# German Balloon Ram in Toronto



## hironobu (Oct 30, 2007)

Has anyone ever seen it at a LFS in and around GTA? Maybe Big Al's? Just curious.  I have some electric blue but I would really like to get my hands on the regular ones.

p.s. I'm looking specifically for the balloon kind. Beauty is in the eye of the beholder.


----------



## bmc (Jun 3, 2011)

I have one, dragon aquarium sells the electric blue balloon. Also seen at big als sca rborough location.


----------



## Steve&Kim (May 30, 2010)

*Balloon rams*

I saw a bunch at the Big Als on Kennedy last Sunday.
They has blue, electric blue and yellows.
Steve


----------



## Bwhiskered (Oct 2, 2008)

Balloon fish of any kind are deformed and ugly.


----------



## Y2KGT (Jul 20, 2009)

Bwhiskered said:


> Balloon fish of any kind are deformed and ugly.


I agree.
--
Paul


----------



## bob123 (Dec 31, 2009)

Balloon anything are usually culls that should not be sold as they are deformed and may be diseased.


----------



## hironobu (Oct 30, 2007)

This topic, the "creation" of the balloon type of German blue ram is definitely hotly contested. 
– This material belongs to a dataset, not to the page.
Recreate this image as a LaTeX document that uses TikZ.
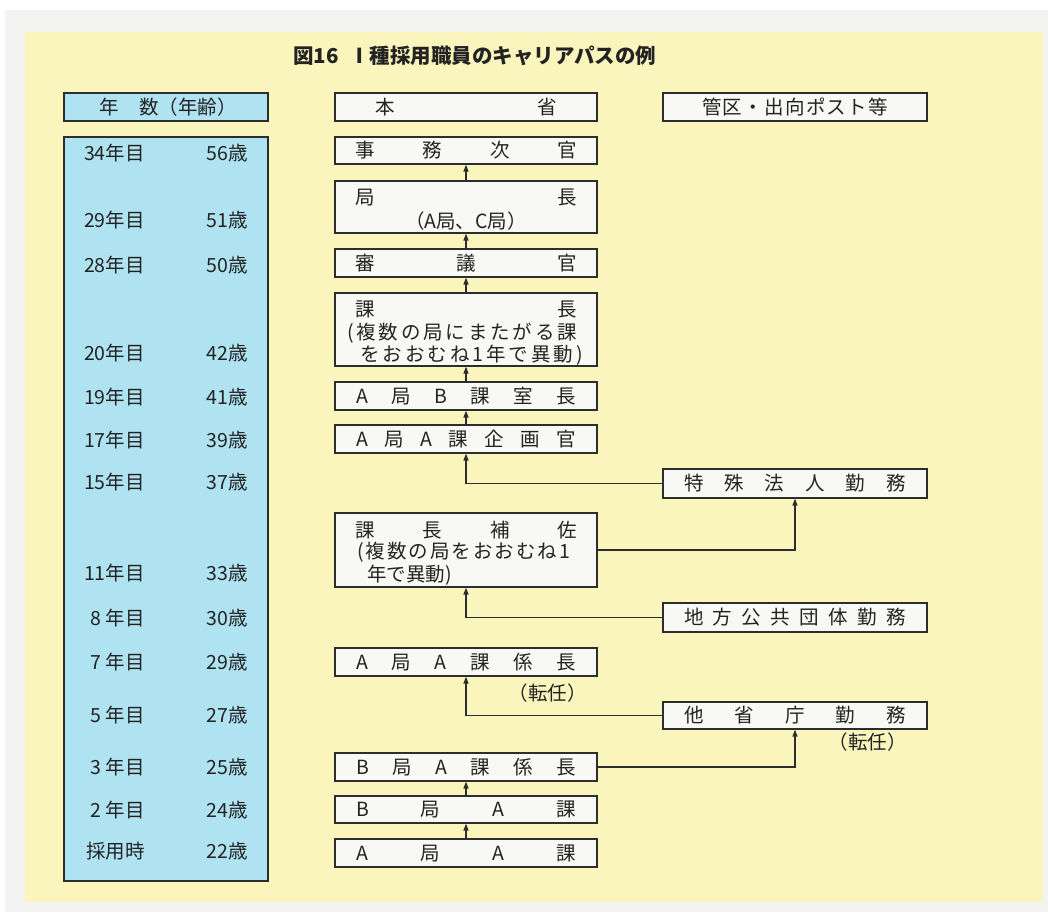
\documentclass[tikz,border=0pt]{standalone}
\usepackage{fontspec}
\setmainfont{Noto Sans CJK JP}
\usetikzlibrary{arrows.meta}
\definecolor{bgyellow}{RGB}{249,245,188}
\definecolor{outergrey}{RGB}{243,243,241}
\definecolor{colblue}{RGB}{176,227,242}
\definecolor{boxfill}{RGB}{248,248,245}
\definecolor{linec}{RGB}{45,45,45}
\definecolor{txtc}{RGB}{35,35,35}
\makeatletter
\newcommand\spreadtext[2]{\makebox[#1][s]{\def\sp@sep{}\@tfor\sp@ch:=#2\do{\sp@sep\sp@ch\def\sp@sep{\hfill}}}}
\makeatother
\begin{document}
\begin{tikzpicture}[x=1pt,y=-1pt,
  box/.style={draw=linec, fill=boxfill, line width=1.2pt, inner sep=0pt, minimum width=262pt, text=txtc, font=\fontsize{19.5}{19.5}\selectfont},
  rbox/.style={box, minimum width=264pt},
  hdrbox/.style={draw=linec, fill=boxfill, line width=2.2pt, inner sep=0pt, minimum height=28pt, text=txtc, font=\fontsize{19.5}{19.5}\selectfont},
  txt/.style={inner sep=0pt, text=txtc, font=\fontsize{19.5}{19.5}\selectfont},
  arr/.style={draw=linec, line width=1.3pt, -{Triangle[length=7pt,width=5pt]}},
  conn/.style={draw=linec, line width=1.3pt}]
\useasboundingbox (0,0) rectangle (1048,912);
\fill[white] (0,0) rectangle (1048,912);
\fill[outergrey] (5,10) rectangle (1048,912);
\fill[bgyellow] (25,32) rectangle (1043,902);

% title
\node[txt, anchor=west, font=\fontsize{20.5}{20.5}\selectfont\bfseries] (t1) at (293,56) {図16};
\node[txt, anchor=west, font=\fontsize{20.5}{20.5}\selectfont\bfseries] (t2) at (349,56) {Ⅰ種採用職員のキャリアパスの例};

% headers
\node[hdrbox, fill=colblue, minimum width=204pt] (hl) at (166,107) {};
\node[txt] (hl1) at (109,107) {年};
\node[txt, anchor=west] (hl2) at (139,107) {数（年齢）};
\node[hdrbox, minimum width=262pt] (hm) at (466,107) {\spreadtext{182pt}{本省}};
\node[hdrbox, minimum width=264pt] (hr) at (795,107) {\spreadtext{186pt}{管区・出向ポスト等}};

% left column
\node[draw=linec, line width=1.2pt, fill=colblue, minimum width=204pt, minimum height=744pt, inner sep=0pt] (col) at (166,509) {};
\foreach \yy/\yr/\ag [count=\i] in {153/34年目/56歳, 220/29年目/51歳, 265/28年目/50歳, 353/20年目/42歳, 397/19年目/41歳, 440/17年目/39歳, 482/15年目/37歳, 573/11年目/33歳, 618/8 年目/30歳, 662/7 年目/29歳, 715/5 年目/27歳, 767/3 年目/25歳, 810/2 年目/24歳, 851/採用時/22歳}{
  \node[txt, anchor=east] (yr\i) at (145,\yy) {\yr};
  \node[txt, anchor=east] (ag\i) at (248,\yy) {\ag};
}

% main column
\node[box, minimum height=27pt] (jm) at (466,150.5) {\spreadtext{222pt}{事務次官}};
\node[box, minimum height=52pt] (kyoku) at (466,207) {};
\node[txt] (kyoku1) at (466,198) {\spreadtext{222pt}{局長}};
\node[txt] (kyoku2) at (466,221) {（A局、C局）};
\node[box, minimum height=28pt] (sg) at (466,263) {\spreadtext{222pt}{審議官}};
\node[box, minimum height=73pt] (kc) at (466,329.5) {};
\node[txt] (kc1) at (466,309) {\spreadtext{222pt}{課長}};
\node[txt] (kc2) at (462,333) {\spreadtext{230pt}{(複数の局にまたがる課}};
\node[txt] (kc3) at (471.5,355) {\spreadtext{223pt}{をおおむね1年で異動)}};
\node[box, minimum height=28pt] (sc) at (466,396) {\spreadtext{220pt}{A局B課室長}};
\node[box, minimum height=28pt] (kk) at (466,439) {\spreadtext{220pt}{A局A課企画官}};
\node[box, minimum height=74pt] (kh) at (466,550) {};
\node[txt] (kh1) at (466,530) {\spreadtext{222pt}{課長補佐}};
\node[txt] (kh2) at (463.5,552) {\spreadtext{213pt}{(複数の局をおおむね1}};
\node[txt, anchor=west] (kh3) at (367,575) {年で異動)};
\node[box, minimum height=28pt] (aak) at (466,662) {\spreadtext{220pt}{A局A課係長}};
\node[txt, anchor=east] (tn1) at (587,693) {（転任）};
\node[box, minimum height=28pt] (bak) at (466,767) {\spreadtext{220pt}{B局A課係長}};
\node[box, minimum height=27pt] (ba) at (466,809.5) {\spreadtext{220pt}{B局A課}};
\node[box, minimum height=28pt] (aa) at (466,853) {\spreadtext{220pt}{A局A課}};

% right column
\node[rbox, minimum height=29pt] (tk) at (795,483.5) {\spreadtext{222pt}{特殊法人勤務}};
\node[rbox, minimum height=29pt] (ch) at (795,617.5) {\spreadtext{222pt}{地方公共団体勤務}};
\node[rbox, minimum height=27pt] (ts) at (795,715.5) {\spreadtext{222pt}{他省庁勤務}};
\node[txt, anchor=east] (tn2) at (907,742) {（転任）};

% vertical arrows
\draw[arr] (aa.north) -- (ba.south);
\draw[arr] (ba.north) -- (bak.south);
\draw[arr] (sc.north) -- (kc.south);
\draw[arr] (kk.north) -- (sc.south);
\draw[arr] (kc.north) -- (sg.south);
\draw[arr] (sg.north) -- (kyoku.south);
\draw[arr] (kyoku.north) -- (jm.south);

% side connectors
\draw[arr] (tk.west) -| (kk.south);
\draw[arr] (kh.east) -| (tk.south);
\draw[arr] (ch.west) -| (kh.south);
\draw[arr] (ts.west) -| (aak.south);
\draw[arr] (bak.east) -| (ts.south);
\end{tikzpicture}
\end{document}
When I first saw the electric blue balloon I thought it was a regular fish. Like many gold fish strains this balloon type was selectively bred for its short body (mutated spine I suppose). But it breeds true which means it is a specific trait (just like its color). This type was cultivated in Malaysia back in 2008~2009 I think.

Beauty is in the eye of the beholder I guess.


----------



## Jackson (Jan 30, 2009)

Almost all the big al's sell them. Theyre supplied to them from I think their Malaysian source or one of their other contacts over in that part of the world.

IMO the prices these and even the normal ones are sold for is a rip off.


----------



## hironobu (Oct 30, 2007)

That is what boxing day is for  Can't wait for Big Al's boxing day flyer.


----------